TRULY DEVIOUS by Maureen Johnson

truly-devious-by-maureen-johnsonStephanie “Stevie” Bell leads a life of crime — studying every aspect of it, at any rate. Most of her free time is spent reading old case reports or listening to true crime podcasts. She wants nothing more in life than to find a body in the library.⠀

She writes as much in her application letter to the Ellingham Academy, a boarding school that focuses on unorthodox learning, basing itself on its founder’s philosophy of play as the best method for gaining knowledge. The grounds also happen to be the site of a particularly heinous crime committed back in the early days of the institute that was never suitably, satisfyingly solved. It’s a cold case Stevie has long been obsessed with and is certain she can crack.⠀

She is soon admitted into Ellingham, but before she even gets close to thawing the famous case, however, she gets her primary wish granted when she stumbles upon the body of a fellow schoolmate. The victim appears to have been murdered in a theatrical fashion not that dissimilar to the ones carried out all those years ago in the school by someone calling themselves Truly Devious, and this — along with other ominous coincidences — leads Stevie to believe the incidents are somehow connected, and that there is still much of the old mystery to uncover.

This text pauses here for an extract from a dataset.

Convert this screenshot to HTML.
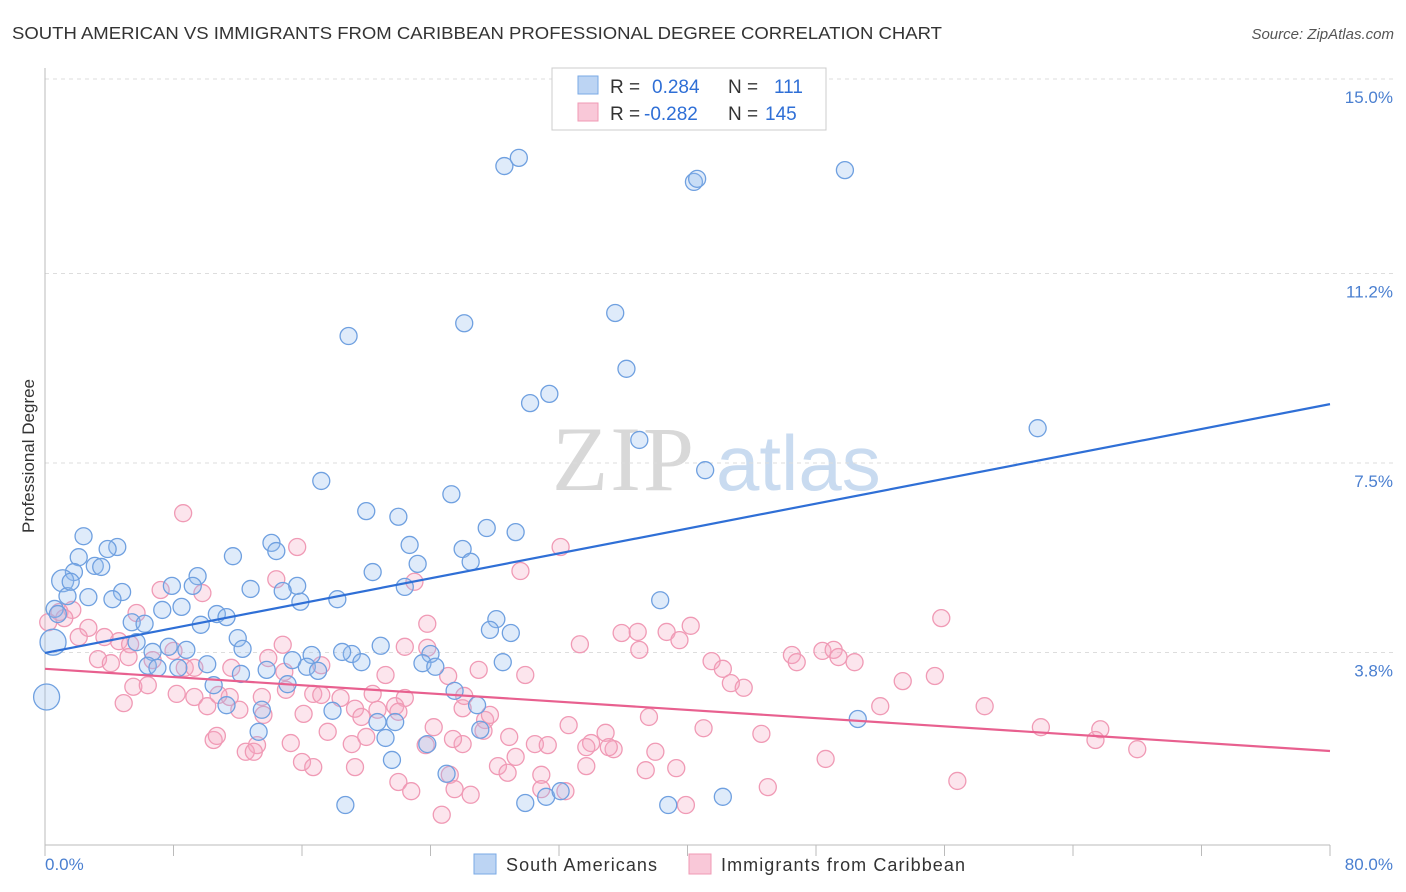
<!DOCTYPE html>
<html><head><meta charset="utf-8"><style>
body{margin:0;background:#fff;font-family:"Liberation Sans",sans-serif;}
svg{display:block}
</style></head><body>
<svg id="chart" width="1406" height="892" xmlns="http://www.w3.org/2000/svg">
<text x="12" y="39" font-size="17.5" fill="#333" textLength="930" lengthAdjust="spacingAndGlyphs">SOUTH AMERICAN VS IMMIGRANTS FROM CARIBBEAN PROFESSIONAL DEGREE CORRELATION CHART</text>
<text x="1394" y="39" font-size="15" fill="#555" font-style="italic" text-anchor="end">Source: ZipAtlas.com</text>
<g>
<text x="552" y="490" font-size="92" font-family="Liberation Serif,serif" fill="#d8d8d8" letter-spacing="2">ZIP</text>
<text x="716" y="490" font-size="78" fill="#c9dbf0">atlas</text>
</g>
<g id="grid"></g>
<g id="axes"></g>
<g id="pts"></g>
<g id="lines"></g>
<text transform="translate(34,456) rotate(-90)" font-size="17" fill="#333" text-anchor="middle">Professional Degree</text>
<text x="45" y="870" font-size="17" fill="#4a7fd0">0.0%</text>
<text x="1393" y="870" font-size="17" fill="#4a7fd0" text-anchor="end">80.0%</text>
<g>
<rect x="552" y="68" width="274" height="62" fill="#fff" stroke="#ccc"/>
<rect x="578" y="76" width="20" height="18" fill="#bcd4f3" stroke="#7aaae6"/>
<rect x="578" y="103" width="20" height="18" fill="#f9c8d8" stroke="#f09ab5"/>
<text x="610" y="93" font-size="19" fill="#333">R = <tspan fill="#2f6fd6" x="652">0.284</tspan><tspan x="728" fill="#333">N =</tspan><tspan x="774" fill="#2f6fd6">111</tspan></text>
<text x="610" y="120" font-size="19" fill="#333">R = <tspan fill="#2f6fd6" x="644">-0.282</tspan><tspan x="728" fill="#333">N =</tspan><tspan x="765" fill="#2f6fd6">145</tspan></text>
</g>
<g>
<rect x="474" y="854" width="22" height="20" fill="#bcd4f3" stroke="#7aaae6"/>
<text x="506" y="871" font-size="18" fill="#333" textLength="151">South Americans</text>
<rect x="689" y="854" width="22" height="20" fill="#f9c8d8" stroke="#f09ab5"/>
<text x="721" y="871" font-size="18" fill="#333" textLength="244">Immigrants from Caribbean</text>
</g>
</svg>
<script>
const yTicks=[3.8,7.5,11.2,15.0];
const yTickLabels=["3.8%","7.5%","11.2%","15.0%"];
const xTicks=[0,8,16,24,32,40,48,56,64,72,80];
const blueX=[28.6,29.5,40.4,40.6,49.8,18.9,26.1,35.5,36.2,31.4,30.2,37.0,61.8,41.1,17.2,25.3,20.0,22.0,27.5,29.3,2.4,4.5,3.9,2.1,14.1,14.4,22.7,26.0,26.5,23.2,11.7,3.1,3.5,1.8,1.1,20.4,9.5,7.9,9.2,15.7,12.8,14.8,22.4,4.8,2.7,1.4,4.2,18.2,15.9,38.3,8.5,7.3,0.6,10.7,11.3,28.1,27.7,29.0,5.4,6.2,9.7,12.0,5.7,7.7,8.8,12.3,6.7,19.1,20.9,16.6,18.5,15.4,24.0,19.7,23.5,24.3,28.5,10.1,6.4,7.0,8.3,13.8,12.2,16.3,17.0,10.5,15.1,25.5,11.3,17.9,26.9,13.5,20.7,21.8,50.6,13.3,27.1,21.2,23.8,21.6,25.0,18.7,29.9,31.2,32.1,38.8,42.2,0.1,0.5,0.8,1.6];
const blueY=[13.3,13.46,12.99,13.05,13.22,9.98,10.23,10.43,9.34,8.85,8.67,7.95,8.18,7.36,7.15,6.89,6.56,6.45,6.23,6.15,6.07,5.86,5.82,5.66,5.94,5.78,5.90,5.82,5.57,5.53,5.68,5.49,5.47,5.37,5.20,5.37,5.29,5.10,5.10,5.10,5.04,5.00,5.08,4.98,4.88,4.90,4.84,4.84,4.79,4.82,4.69,4.63,4.65,4.55,4.49,4.45,4.24,4.18,4.39,4.36,4.34,4.08,4.00,3.91,3.85,3.87,3.81,3.77,3.93,3.75,3.81,3.65,3.77,3.61,3.59,3.52,3.61,3.57,3.54,3.50,3.50,3.46,3.38,3.52,3.44,3.16,3.18,3.05,2.77,2.66,2.77,2.68,2.44,2.44,2.50,2.25,2.29,2.13,2.01,1.70,1.43,0.82,0.86,0.98,1.09,0.82,0.98,2.93,4.00,4.55,5.18];
const blueBig=[0,0,0,0,0,0,0,0,0,0,0,0,0,0,0,0,0,0,0,0,0,0,0,0,0,0,0,0,0,0,0,0,0,0,1,0,0,0,0,0,0,0,0,0,0,0,0,0,0,0,0,0,0,0,0,0,0,0,0,0,0,0,0,0,0,0,0,0,0,0,0,0,0,0,0,0,0,0,0,0,0,0,0,0,0,0,0,0,0,0,0,0,0,0,0,0,0,0,0,0,0,0,0,0,0,0,0,2,2,0,0];
const pinkX=[8.6,32.1,15.7,29.6,14.4,23.0,7.2,9.8,1.7,0.9,1.2,5.7,55.8,23.8,40.2,35.9,36.9,38.7,39.5,33.3,2.7,2.1,4.6,3.7,5.3,8.0,3.3,4.1,5.2,6.7,8.7,9.3,46.5,46.8,48.4,49.1,49.4,50.4,41.5,42.2,37.0,23.8,22.4,14.8,13.9,11.6,14.9,17.2,21.2,25.1,27.0,29.9,42.7,43.5,53.4,55.4,5.5,6.4,8.2,9.3,10.1,11.5,12.1,10.8,13.5,13.6,15.0,16.7,17.2,18.4,20.4,22.4,19.3,26.0,26.1,21.8,4.9,16.1,19.7,20.7,22.0,27.4,27.7,27.3,26.0,32.6,34.9,37.6,41.0,44.6,52.0,58.5,62.0,65.7,65.4,68.0,10.5,10.7,13.2,12.5,13.0,15.3,17.6,19.1,20.0,24.2,23.7,25.4,28.9,30.5,31.3,34.0,33.7,35.4,35.1,38.0,29.3,33.7,28.2,28.8,30.9,16.0,16.7,19.3,22.0,22.8,25.2,26.5,25.5,32.4,30.9,37.4,39.3,39.9,45.0,48.6,56.8,24.7,0.2];
const pinkY=[6.52,5.86,5.86,5.39,5.23,5.18,5.02,4.96,4.63,4.59,4.47,4.57,4.47,4.36,4.32,4.18,4.20,4.20,4.04,3.96,4.28,4.10,4.02,4.10,3.96,3.83,3.67,3.59,3.71,3.65,3.50,3.50,3.75,3.61,3.83,3.85,3.71,3.61,3.63,3.48,3.85,3.89,3.91,3.95,3.69,3.50,3.42,3.55,3.36,3.34,3.46,3.36,3.20,3.11,3.24,3.34,3.13,3.16,2.99,2.93,2.75,2.93,2.68,2.97,2.93,2.58,3.07,2.99,2.97,2.91,2.99,2.91,2.70,2.71,2.95,2.75,2.81,2.60,2.54,2.68,2.64,2.48,2.58,2.27,2.01,2.38,2.23,2.54,2.32,2.21,2.75,2.75,2.34,2.30,2.09,1.91,2.09,2.17,1.99,1.86,1.86,2.03,2.25,2.01,2.15,2.34,1.99,2.11,2.15,2.01,1.99,2.03,1.95,1.91,1.95,1.86,1.76,1.58,1.58,1.45,1.41,1.66,1.56,1.56,1.27,1.09,1.41,1.02,1.13,1.09,1.13,1.50,1.54,0.82,1.17,1.72,1.29,0.63,4.39];
const blueTrend=[3.79,8.65];
const pinkTrend=[3.48,1.875];
const NS="http://www.w3.org/2000/svg";
const X=v=>45+v*(1330-45)/80;
const Y=v=>847-v*51.2;
function mk(tag,parent,attrs){const e=document.createElementNS(NS,tag);for(const k in attrs)e.setAttribute(k,attrs[k]);document.getElementById(parent).appendChild(e);return e;}
yTicks.forEach((t,i)=>{
 const g=mk('line','grid',{x1:45,x2:1393,y1:Y(t),y2:Y(t),stroke:'#ddd','stroke-dasharray':'4,4'});
 
 
 const l=mk('text','grid',{x:1393,y:Y(t)+24,'font-size':17,fill:'#4a7fd0','text-anchor':'end'});
 l.textContent=yTickLabels[i];
 
 
});
const ya=mk('line','axes',{x1:45,x2:45,y1:68,y2:845,stroke:'#bbb'});


const xa=mk('line','axes',{x1:45,x2:1330,y1:845,y2:845,stroke:'#bbb'});


xTicks.forEach(t=>{
 const k=mk('line','axes',{x1:X(t),x2:X(t),y1:845,y2:856,stroke:'#bbb'});
 
 
});
function dots(xs,ys,big,fill,stroke,name){
 xs.forEach((x,i)=>{
  const r=big&&big[i]?(big[i]===2?13:11):8.5;
  const c=mk('circle','pts',{cx:X(x),cy:Y(ys[i]),r:r,fill:fill,stroke:stroke,'stroke-width':1.3});
  
  
 });
}
dots(pinkX,pinkY,null,'rgba(246,170,195,0.3)','#f09ab5','caribbean-point');
dots(blueX,blueY,blueBig,'rgba(150,190,240,0.3)','#6fa0e0','south-american-point');
const bl=mk('line','lines',{x1:X(0),x2:X(80),y1:Y(blueTrend[0]),y2:Y(blueTrend[1]),stroke:'#2f6fd6','stroke-width':2.2});


const pl=mk('line','lines',{x1:X(0),x2:X(80),y1:Y(pinkTrend[0]),y2:Y(pinkTrend[1]),stroke:'#e8608f','stroke-width':2.2});


</script>
</body></html>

Maureen Johnson’s Truly Devious is a riveting, utterly captivating read. A curious and effective mix between a classic Agatha Christie-style mystery and the more modern trend of true crime accounts — podcasts, in specific. Indeed, much of this book reads like a podcast transcript, which does a lot to help ground the story.⠀

A foundation that is much needed given the fact that Johnson populates the story with a cast of truly eccentric characters — think a Poirot mystery but with the residents of Stars Hollow running around. Curiously it’s the characters that prove to be both the book’s strength and weakness. One the one hand, the cast is wonderfully diverse, and Johnson has done an admirable job in terms of representation (cute queer representation! realistic portrayals of mental health issues!); on the other hand, they all have somewhat flat, one-note personalities: they are introduced at a certain level, dynamically speaking, and they rarely waver from it moving forward. In any other case these sort of hollow personalities would have been detrimental to the story, but Johnson writes such funny, witty dialogue for them (she essentially turns them into walking memes) that I can forgive it here. Murder mysteries are not traditionally known for fully-drawn, well-developed characters, at any rate; they deal with more flamboyant figures, the better to contrast with macabre misdeeds.⠀

But my favorite aspect of this novel is definitely the recounting of the Ellingham case, a narrative that is immediately arresting. Alternating between the chapters set in the modern day, the events are laid out through various forms: from website articles, to interview transcripts, to what seem to be passages of a nonfiction book (perhaps Stevie’s own report of the matter — the novel never explicitly states who is writing these). Johnson shows a deep understanding of the true crime genre with these entries, and they add an authentic air to the entire affair.⠀

Truly Devious is the first book in a series, naturally, and while I have had a hard time getting into sequels lately, I’ll be damned if this didn’t make me want to immediately pick up the next one.